As this is happening, a newcomer has arrived in Kraków; his name is Oskar Schindler. He is a hitherto unsuccessful businessman from Germany, who has come to Poland with the hope of using the now abundant slave labor force of Jews and Poles to manufacture goods for the German Army. Schindler makes a very good impression with the occupying authorities early on, being a member of the Nazi Party and lavishing gifts and bribes upon the army and SS officials now running southern Poland. He becomes a friend to the SS and Police Leader of Kraków, Julian Scherner, and quickly calls in favors as Schindler begins to establish himself as a businessman in the region.

With military sponsors in his back pocket, he sets out to acquire a factory for the production of enamelware, mainly cookery. He is told he must manufacture goods such as pots, pans, and cooking materials for the war effort. He hasn't the money to buy them, and his administrative skills are dubious at best, but he finds through his contact Itzhak Stern, a functionary in the local Judenrat (Jewish Council) who in turn has contacts with the now underground Jewish business community. Schindler makes the businessmen a deal they cannot refuse: they will loan him the money for the factory, and he will give them a small share of the pots and pans produced. He takes particular pleasure in telling them that they must take him at his word, and that no court would ever uphold a contract between a German and a Jew.

Schindler gets his money and opens the factory. He keeps the Nazis happy and enjoys his new-found wealth, while Stern actually operates the place and uses his position to help his fellow Jews, who have now been confined to a ghetto within Kraków. Workers in Schindler's factory are allowed outside the ghetto, and are certified as "essential workers", guaranteeing that they will not be rounded up at night by the Gestapo. This last point is key, and Stern uses his considerable skills to make sure as many people as possible are deemed "essential" by the Nazi bureaucracy — even children, the elderly, and the infirm: people who would otherwise be rounded up and sent away. Schindler becomes aware of what is going on, and seems embarrassed by the whole arrangement, but takes no action to stop it.

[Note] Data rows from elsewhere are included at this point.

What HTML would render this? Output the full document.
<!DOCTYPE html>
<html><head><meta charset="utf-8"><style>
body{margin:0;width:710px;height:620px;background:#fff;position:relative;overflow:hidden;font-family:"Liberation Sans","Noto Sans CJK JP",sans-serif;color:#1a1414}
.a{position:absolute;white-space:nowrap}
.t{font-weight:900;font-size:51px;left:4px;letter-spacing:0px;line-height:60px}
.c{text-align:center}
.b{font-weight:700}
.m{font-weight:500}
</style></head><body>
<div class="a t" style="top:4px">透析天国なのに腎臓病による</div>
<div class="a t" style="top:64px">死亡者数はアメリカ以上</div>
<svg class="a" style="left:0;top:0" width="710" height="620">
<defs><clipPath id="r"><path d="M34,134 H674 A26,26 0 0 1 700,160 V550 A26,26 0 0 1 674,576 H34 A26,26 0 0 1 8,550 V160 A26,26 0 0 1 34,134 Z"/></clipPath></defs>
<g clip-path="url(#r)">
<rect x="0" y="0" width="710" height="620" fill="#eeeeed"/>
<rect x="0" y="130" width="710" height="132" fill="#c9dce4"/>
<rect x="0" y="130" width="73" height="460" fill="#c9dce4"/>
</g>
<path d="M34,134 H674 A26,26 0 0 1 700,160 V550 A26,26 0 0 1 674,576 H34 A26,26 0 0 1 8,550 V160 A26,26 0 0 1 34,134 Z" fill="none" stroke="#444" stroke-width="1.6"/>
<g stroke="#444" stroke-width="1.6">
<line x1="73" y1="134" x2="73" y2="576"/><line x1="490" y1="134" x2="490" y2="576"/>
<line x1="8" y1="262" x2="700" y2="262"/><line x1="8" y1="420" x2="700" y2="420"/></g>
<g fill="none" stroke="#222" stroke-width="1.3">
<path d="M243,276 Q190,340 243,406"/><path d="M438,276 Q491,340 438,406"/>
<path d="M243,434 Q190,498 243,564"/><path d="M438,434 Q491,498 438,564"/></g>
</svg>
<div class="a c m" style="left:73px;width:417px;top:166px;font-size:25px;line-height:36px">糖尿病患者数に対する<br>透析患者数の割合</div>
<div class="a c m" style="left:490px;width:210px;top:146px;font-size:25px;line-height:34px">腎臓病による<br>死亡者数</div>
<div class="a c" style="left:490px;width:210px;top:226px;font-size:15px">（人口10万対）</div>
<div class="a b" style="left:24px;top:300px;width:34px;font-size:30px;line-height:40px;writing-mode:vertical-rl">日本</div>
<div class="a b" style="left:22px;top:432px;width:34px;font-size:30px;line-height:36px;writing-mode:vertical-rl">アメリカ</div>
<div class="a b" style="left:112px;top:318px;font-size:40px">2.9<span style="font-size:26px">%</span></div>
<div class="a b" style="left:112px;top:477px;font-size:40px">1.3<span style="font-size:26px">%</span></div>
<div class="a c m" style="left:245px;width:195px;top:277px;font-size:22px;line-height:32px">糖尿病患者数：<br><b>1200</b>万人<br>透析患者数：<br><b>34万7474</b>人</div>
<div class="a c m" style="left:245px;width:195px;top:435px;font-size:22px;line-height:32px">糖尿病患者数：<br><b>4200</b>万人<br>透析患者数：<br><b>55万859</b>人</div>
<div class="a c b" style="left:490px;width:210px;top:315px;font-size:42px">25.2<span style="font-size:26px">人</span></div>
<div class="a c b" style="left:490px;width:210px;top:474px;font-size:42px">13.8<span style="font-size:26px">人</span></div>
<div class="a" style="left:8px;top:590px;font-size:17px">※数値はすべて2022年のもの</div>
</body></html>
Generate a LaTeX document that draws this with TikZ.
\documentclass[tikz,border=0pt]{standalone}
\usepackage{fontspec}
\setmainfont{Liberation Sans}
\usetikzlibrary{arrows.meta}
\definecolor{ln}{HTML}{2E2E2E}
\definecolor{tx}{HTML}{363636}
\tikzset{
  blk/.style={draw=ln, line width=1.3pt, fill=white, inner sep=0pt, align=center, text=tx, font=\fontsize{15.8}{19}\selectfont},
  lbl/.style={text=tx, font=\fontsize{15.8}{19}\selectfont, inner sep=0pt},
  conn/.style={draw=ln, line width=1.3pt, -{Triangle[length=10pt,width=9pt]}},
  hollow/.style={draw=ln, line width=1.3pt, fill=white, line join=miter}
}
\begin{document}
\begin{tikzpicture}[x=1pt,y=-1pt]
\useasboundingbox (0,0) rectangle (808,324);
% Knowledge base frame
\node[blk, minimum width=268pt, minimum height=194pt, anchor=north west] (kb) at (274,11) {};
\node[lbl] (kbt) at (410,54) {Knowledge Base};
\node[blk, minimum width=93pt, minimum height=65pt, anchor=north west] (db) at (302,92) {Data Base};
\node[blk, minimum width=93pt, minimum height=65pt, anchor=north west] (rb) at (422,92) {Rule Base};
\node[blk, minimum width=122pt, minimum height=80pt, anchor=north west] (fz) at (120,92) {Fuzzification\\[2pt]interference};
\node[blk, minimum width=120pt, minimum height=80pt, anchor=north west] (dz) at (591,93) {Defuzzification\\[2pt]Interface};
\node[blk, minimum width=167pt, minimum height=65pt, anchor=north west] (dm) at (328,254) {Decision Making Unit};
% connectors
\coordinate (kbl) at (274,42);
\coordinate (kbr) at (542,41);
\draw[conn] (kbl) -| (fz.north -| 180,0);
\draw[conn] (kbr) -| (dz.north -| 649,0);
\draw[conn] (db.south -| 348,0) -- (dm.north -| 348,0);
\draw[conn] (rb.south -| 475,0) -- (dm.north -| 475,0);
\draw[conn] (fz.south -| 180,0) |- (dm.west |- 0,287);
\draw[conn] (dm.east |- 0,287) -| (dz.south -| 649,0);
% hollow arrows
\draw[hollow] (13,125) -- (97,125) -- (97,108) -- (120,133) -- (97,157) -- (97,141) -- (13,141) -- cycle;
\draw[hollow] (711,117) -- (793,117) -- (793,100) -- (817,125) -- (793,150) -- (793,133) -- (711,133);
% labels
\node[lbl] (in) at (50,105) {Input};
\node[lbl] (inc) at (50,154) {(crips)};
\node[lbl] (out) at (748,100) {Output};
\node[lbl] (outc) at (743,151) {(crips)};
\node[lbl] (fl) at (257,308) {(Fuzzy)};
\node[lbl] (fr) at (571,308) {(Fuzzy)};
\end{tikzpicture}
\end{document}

At this point, an SS officer named Amon Göth arrives in Kraków to initiate construction of a labor camp, Płaszów, and to take over control of the ghetto. In what is considered by many one of the most disturbing scenes in the film, a Jewish engineer explains that a concrete foundation has been improperly laid, and for this Göth has her shot in the head. He then, in the next breath, orders that everything she requested be done.

In due course, Göth razes the Kraków Ghetto, sending in hundreds of troops to clear the cramped rooms and shooting anyone who refuses or cannot leave. Schindler watches the massacre from the hills overlooking the area, and is profoundly affected. However, he now faces the more immediate problem of how to run his factory without his workers. He meets Göth, befriends him, and convinces him to let him keep his workers for considerable bribes and payoffs. Schindler is now, though reluctantly, sheltering people who have very few skills in his factory.

During the clearing of the ghetto, Schindler sees a girl in a red coat, which is depicted in color against the monochrome frame. Film critics and scholars have suggested the appearance of the girl in the red coat is a "marker" used by Spielberg to denote the transformation of Schindler's personality. The first time she appears, Schindler changes from a cold-hearted businessman into a different person; he makes his first attempts to covertly assist his workers and save them from persecution and death afterwards. With the second appearance of the little girl in red, Schindler makes a further transformation into an altruistic angel whose primary motive is not profit, but rather to save the lives of his workers.